INFORMATION SHOWN:
==============================
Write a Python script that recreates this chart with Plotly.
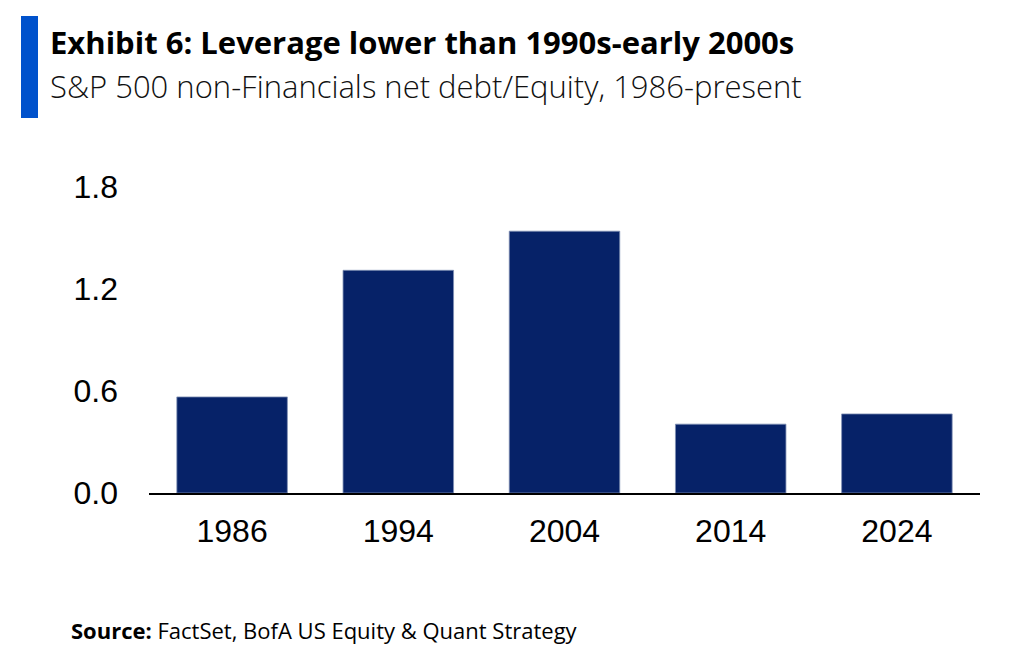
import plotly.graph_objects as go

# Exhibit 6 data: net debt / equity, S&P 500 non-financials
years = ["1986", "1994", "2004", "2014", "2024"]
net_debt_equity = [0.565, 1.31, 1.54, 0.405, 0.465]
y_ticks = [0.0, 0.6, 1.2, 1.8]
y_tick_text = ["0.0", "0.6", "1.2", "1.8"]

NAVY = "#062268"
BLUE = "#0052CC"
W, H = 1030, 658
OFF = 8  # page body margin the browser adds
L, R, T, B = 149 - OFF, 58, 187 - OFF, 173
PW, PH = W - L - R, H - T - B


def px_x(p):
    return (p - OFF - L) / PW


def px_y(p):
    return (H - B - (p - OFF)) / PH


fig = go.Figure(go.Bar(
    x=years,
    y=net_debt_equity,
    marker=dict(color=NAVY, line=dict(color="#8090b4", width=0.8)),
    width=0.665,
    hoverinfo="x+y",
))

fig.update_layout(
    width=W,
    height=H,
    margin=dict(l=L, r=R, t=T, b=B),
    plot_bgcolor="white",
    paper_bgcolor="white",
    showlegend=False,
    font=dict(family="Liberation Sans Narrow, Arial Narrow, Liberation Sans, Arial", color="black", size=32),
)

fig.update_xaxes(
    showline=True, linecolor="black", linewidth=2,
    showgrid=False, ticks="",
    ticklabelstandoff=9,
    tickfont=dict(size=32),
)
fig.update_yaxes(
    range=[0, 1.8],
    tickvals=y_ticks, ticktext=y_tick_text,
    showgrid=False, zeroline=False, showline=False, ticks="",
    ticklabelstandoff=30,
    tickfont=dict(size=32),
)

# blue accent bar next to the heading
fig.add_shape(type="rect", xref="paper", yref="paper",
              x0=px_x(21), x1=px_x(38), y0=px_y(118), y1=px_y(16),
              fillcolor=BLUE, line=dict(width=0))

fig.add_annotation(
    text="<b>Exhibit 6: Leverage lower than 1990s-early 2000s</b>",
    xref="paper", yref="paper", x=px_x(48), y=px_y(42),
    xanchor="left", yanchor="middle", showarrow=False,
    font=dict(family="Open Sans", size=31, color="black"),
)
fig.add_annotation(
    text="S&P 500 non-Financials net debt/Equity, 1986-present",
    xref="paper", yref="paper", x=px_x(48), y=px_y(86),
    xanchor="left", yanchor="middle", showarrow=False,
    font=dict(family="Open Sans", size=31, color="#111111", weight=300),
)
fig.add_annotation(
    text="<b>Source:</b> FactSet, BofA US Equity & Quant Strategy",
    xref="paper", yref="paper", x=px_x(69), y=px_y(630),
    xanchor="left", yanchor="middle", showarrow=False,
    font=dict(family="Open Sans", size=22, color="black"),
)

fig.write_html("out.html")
==============================
WORK REQUIRED:
Go through the listing above and quote it exactly, apart from its images.

FINISHED ANSWER:
Write a Python script that recreates this chart with Plotly.
import plotly.graph_objects as go

# Exhibit 6 data: net debt / equity, S&P 500 non-financials
years = ["1986", "1994", "2004", "2014", "2024"]
net_debt_equity = [0.565, 1.31, 1.54, 0.405, 0.465]
y_ticks = [0.0, 0.6, 1.2, 1.8]
y_tick_text = ["0.0", "0.6", "1.2", "1.8"]

NAVY = "#062268"
BLUE = "#0052CC"
W, H = 1030, 658
OFF = 8  # page body margin the browser adds
L, R, T, B = 149 - OFF, 58, 187 - OFF, 173
PW, PH = W - L - R, H - T - B


def px_x(p):
    return (p - OFF - L) / PW


def px_y(p):
    return (H - B - (p - OFF)) / PH


fig = go.Figure(go.Bar(
    x=years,
    y=net_debt_equity,
    marker=dict(color=NAVY, line=dict(color="#8090b4", width=0.8)),
    width=0.665,
    hoverinfo="x+y",
))

fig.update_layout(
    width=W,
    height=H,
    margin=dict(l=L, r=R, t=T, b=B),
    plot_bgcolor="white",
    paper_bgcolor="white",
    showlegend=False,
    font=dict(family="Liberation Sans Narrow, Arial Narrow, Liberation Sans, Arial", color="black", size=32),
)

fig.update_xaxes(
    showline=True, linecolor="black", linewidth=2,
    showgrid=False, ticks="",
    ticklabelstandoff=9,
    tickfont=dict(size=32),
)
fig.update_yaxes(
    range=[0, 1.8],
    tickvals=y_ticks, ticktext=y_tick_text,
    showgrid=False, zeroline=False, showline=False, ticks="",
    ticklabelstandoff=30,
    tickfont=dict(size=32),
)

# blue accent bar next to the heading
fig.add_shape(type="rect", xref="paper", yref="paper",
              x0=px_x(21), x1=px_x(38), y0=px_y(118), y1=px_y(16),
              fillcolor=BLUE, line=dict(width=0))

fig.add_annotation(
    text="<b>Exhibit 6: Leverage lower than 1990s-early 2000s</b>",
    xref="paper", yref="paper", x=px_x(48), y=px_y(42),
    xanchor="left", yanchor="middle", showarrow=False,
    font=dict(family="Open Sans", size=31, color="black"),
)
fig.add_annotation(
    text="S&P 500 non-Financials net debt/Equity, 1986-present",
    xref="paper", yref="paper", x=px_x(48), y=px_y(86),
    xanchor="left", yanchor="middle", showarrow=False,
    font=dict(family="Open Sans", size=31, color="#111111", weight=300),
)
fig.add_annotation(
    text="<b>Source:</b> FactSet, BofA US Equity & Quant Strategy",
    xref="paper", yref="paper", x=px_x(69), y=px_y(630),
    xanchor="left", yanchor="middle", showarrow=False,
    font=dict(family="Open Sans", size=22, color="black"),
)

fig.write_html("out.html")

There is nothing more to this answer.